### Data shown
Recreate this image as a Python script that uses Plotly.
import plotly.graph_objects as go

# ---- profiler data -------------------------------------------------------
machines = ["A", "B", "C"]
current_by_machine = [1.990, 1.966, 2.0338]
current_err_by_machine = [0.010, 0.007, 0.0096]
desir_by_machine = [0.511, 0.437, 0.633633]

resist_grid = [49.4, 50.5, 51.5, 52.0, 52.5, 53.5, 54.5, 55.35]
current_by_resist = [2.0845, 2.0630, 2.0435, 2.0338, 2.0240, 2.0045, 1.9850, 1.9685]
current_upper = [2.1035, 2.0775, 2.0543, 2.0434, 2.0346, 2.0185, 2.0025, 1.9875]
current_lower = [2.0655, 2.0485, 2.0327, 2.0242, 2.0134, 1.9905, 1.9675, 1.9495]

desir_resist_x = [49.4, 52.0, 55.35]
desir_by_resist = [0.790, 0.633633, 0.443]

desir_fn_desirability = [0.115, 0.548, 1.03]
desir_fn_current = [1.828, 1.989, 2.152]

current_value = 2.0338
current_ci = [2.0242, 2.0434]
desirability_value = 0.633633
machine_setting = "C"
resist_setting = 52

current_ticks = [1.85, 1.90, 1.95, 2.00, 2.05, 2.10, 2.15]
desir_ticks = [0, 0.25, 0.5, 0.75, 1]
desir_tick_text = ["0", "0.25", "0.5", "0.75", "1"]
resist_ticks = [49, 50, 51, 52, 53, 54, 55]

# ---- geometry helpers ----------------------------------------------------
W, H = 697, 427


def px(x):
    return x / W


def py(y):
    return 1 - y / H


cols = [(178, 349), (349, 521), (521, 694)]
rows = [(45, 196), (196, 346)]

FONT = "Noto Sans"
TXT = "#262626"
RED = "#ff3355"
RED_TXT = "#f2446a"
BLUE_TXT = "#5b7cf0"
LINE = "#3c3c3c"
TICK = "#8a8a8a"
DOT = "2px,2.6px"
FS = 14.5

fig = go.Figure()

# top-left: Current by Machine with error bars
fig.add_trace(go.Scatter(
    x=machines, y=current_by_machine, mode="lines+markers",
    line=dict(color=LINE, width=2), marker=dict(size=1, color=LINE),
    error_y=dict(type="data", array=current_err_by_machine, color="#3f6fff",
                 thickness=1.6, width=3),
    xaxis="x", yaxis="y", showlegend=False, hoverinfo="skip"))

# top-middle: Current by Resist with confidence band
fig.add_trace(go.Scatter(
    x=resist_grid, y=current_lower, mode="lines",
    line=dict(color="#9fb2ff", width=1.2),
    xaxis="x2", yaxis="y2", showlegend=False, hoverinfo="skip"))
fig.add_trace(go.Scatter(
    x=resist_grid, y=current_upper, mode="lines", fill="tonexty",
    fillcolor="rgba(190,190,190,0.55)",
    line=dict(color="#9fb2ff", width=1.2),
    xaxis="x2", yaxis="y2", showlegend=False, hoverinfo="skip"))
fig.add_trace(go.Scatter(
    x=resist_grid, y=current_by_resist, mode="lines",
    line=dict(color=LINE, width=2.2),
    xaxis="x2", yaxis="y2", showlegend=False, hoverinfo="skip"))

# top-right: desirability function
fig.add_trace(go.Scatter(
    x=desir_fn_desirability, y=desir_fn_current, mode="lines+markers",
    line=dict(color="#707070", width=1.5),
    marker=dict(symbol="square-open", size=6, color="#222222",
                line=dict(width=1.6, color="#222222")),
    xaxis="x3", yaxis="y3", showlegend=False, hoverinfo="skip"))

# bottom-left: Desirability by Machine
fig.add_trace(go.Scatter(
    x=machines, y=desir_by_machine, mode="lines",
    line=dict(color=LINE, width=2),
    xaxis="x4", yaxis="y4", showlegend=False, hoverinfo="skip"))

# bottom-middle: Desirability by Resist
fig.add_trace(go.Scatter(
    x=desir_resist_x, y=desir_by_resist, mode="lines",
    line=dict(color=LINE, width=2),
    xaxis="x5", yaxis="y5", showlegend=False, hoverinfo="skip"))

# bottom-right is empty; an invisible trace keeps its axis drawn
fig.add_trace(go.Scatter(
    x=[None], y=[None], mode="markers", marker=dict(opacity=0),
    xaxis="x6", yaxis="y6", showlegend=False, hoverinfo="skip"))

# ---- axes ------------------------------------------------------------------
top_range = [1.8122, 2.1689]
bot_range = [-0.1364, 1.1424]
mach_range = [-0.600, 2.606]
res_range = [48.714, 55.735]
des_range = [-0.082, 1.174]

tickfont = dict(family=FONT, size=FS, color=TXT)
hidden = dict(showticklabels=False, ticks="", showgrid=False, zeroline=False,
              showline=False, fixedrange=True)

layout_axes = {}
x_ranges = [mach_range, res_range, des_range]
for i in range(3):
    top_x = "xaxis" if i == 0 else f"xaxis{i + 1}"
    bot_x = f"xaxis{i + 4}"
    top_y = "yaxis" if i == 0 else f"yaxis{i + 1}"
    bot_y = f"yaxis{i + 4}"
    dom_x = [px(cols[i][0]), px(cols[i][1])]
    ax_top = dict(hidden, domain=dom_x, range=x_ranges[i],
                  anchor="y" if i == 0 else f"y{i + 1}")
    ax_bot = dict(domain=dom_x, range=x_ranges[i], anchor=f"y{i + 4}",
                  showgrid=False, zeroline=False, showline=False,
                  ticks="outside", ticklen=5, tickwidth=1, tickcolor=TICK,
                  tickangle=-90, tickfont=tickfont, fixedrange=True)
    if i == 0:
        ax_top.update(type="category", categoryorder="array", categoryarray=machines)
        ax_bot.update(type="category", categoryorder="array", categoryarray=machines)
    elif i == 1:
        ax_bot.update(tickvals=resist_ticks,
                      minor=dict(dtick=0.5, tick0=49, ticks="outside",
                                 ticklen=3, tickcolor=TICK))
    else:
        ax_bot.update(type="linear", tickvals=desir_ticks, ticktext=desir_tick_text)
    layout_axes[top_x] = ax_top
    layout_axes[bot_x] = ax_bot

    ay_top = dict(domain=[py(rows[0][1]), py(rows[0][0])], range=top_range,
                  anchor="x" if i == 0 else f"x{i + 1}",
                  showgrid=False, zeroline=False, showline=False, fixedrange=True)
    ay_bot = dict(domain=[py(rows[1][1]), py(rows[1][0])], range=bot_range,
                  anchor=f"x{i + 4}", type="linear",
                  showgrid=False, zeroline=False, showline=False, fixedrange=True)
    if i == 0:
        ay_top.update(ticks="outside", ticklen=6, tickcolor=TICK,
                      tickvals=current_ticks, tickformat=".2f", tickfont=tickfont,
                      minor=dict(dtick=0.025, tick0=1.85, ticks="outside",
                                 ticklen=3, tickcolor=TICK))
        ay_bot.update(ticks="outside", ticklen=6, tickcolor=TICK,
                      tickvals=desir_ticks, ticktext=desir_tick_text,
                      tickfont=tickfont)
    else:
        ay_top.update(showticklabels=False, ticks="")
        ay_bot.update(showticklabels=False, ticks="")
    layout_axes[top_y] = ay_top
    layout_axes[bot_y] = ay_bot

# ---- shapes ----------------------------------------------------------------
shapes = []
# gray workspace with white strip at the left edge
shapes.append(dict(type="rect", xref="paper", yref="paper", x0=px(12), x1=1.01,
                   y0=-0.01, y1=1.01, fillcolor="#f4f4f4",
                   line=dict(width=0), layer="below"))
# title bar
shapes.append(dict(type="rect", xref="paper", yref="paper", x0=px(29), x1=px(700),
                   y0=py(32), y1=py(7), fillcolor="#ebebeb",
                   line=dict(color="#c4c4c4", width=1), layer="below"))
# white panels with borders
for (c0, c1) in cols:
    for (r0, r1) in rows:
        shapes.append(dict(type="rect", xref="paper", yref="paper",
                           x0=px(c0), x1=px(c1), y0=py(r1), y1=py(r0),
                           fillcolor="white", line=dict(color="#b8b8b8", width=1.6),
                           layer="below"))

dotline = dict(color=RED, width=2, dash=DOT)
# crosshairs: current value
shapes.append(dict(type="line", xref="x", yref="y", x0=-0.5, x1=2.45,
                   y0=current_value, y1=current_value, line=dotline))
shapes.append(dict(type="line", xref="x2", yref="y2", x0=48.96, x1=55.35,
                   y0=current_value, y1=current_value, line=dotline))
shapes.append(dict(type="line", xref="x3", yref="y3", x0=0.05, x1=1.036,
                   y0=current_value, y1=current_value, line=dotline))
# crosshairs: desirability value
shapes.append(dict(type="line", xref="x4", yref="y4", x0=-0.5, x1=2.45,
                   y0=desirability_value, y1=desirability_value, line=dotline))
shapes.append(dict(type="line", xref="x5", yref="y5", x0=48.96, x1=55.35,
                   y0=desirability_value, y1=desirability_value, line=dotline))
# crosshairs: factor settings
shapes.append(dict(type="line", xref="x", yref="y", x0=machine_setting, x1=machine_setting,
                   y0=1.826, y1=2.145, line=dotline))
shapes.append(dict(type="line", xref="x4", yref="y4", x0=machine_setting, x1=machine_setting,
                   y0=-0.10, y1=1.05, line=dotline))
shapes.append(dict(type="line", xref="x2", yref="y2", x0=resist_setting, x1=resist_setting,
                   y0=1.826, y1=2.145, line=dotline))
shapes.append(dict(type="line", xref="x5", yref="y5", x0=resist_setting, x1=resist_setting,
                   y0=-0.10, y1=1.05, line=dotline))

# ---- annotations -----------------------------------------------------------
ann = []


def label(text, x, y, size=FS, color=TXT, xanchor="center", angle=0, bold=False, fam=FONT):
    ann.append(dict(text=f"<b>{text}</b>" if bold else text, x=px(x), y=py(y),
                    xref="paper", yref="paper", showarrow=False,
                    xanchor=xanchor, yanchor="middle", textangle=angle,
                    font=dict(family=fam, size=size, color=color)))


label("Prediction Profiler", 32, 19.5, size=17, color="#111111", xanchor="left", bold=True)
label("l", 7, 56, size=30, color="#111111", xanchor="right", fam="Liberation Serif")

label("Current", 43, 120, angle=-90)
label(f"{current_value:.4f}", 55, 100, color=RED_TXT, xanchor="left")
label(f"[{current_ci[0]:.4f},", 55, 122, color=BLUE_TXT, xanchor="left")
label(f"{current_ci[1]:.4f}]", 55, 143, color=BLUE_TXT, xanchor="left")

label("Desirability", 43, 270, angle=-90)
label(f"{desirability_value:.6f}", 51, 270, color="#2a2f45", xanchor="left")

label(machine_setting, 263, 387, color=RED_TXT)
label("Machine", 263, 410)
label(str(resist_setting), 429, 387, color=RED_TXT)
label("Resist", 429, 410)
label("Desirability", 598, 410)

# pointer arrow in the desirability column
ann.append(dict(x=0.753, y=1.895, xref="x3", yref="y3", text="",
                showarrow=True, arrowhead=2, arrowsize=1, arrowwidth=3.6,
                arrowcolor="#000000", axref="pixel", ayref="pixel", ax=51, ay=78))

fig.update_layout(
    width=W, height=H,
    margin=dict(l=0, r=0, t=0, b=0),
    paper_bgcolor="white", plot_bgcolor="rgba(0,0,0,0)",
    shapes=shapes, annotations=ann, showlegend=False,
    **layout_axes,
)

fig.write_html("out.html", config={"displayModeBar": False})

### Exercise description
Set down each line of the material verbatim, from the first line through the line that contains "desir_by_machine = [0.511, 0.437, 0.633633]".

### Correct output
Recreate this image as a Python script that uses Plotly.
import plotly.graph_objects as go

# ---- profiler data -------------------------------------------------------
machines = ["A", "B", "C"]
current_by_machine = [1.990, 1.966, 2.0338]
current_err_by_machine = [0.010, 0.007, 0.0096]
desir_by_machine = [0.511, 0.437, 0.633633]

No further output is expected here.